Payam-e-Azadi
- Type: Daily newspaper
- Format: Lithographic
- Owner: Azimullah Khan
- Editor-in-chief: Mirza Bedar Bakht
- Launched: 1857; 168 years ago
- Language: Urdu, Hindu, Marathi
- Headquarters: Delhi
- Country: British India

= Payam-e-Azadi =

British Indian Urdu, Hindi-language newspaper

Payam-e-Azadi (Message of Freedom) was an Urdu and Hindi language daily newspaper published by Azimullah Khan and edited by Mirza Bedar Bakht, grandson of the last Mughal emperor Bahadur Shah Zafar. It first started publishing in February 1857 from Delhi and later appeared in Jhansi.

It is believed the newspaper played a significant role during the Indian Rebellion of 1857, the first revolt of independence against the rule of the British East India Company.

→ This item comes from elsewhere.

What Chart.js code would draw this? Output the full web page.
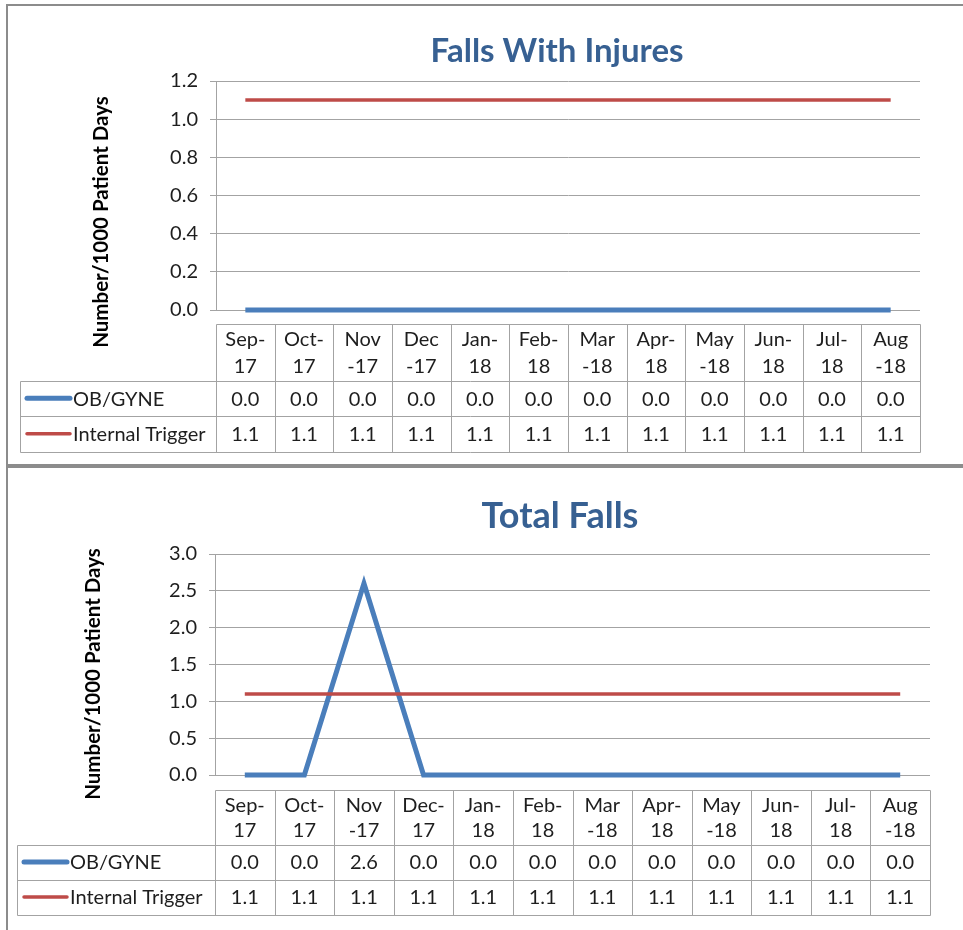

Khan brought a printing press to India in 1854 when he went to London following the independence cause.

== History ==
The newspaper was established in February 1857 by Azimullah Khan. Its first Marathi language edition appeared in September 1857 from Jhansi. It was later banned by the government for its involvement in sedition, independence movement and writing on government policies, involving rebellion groups and articles. The copies of the publications are only available in the British Library, the national library of the UK.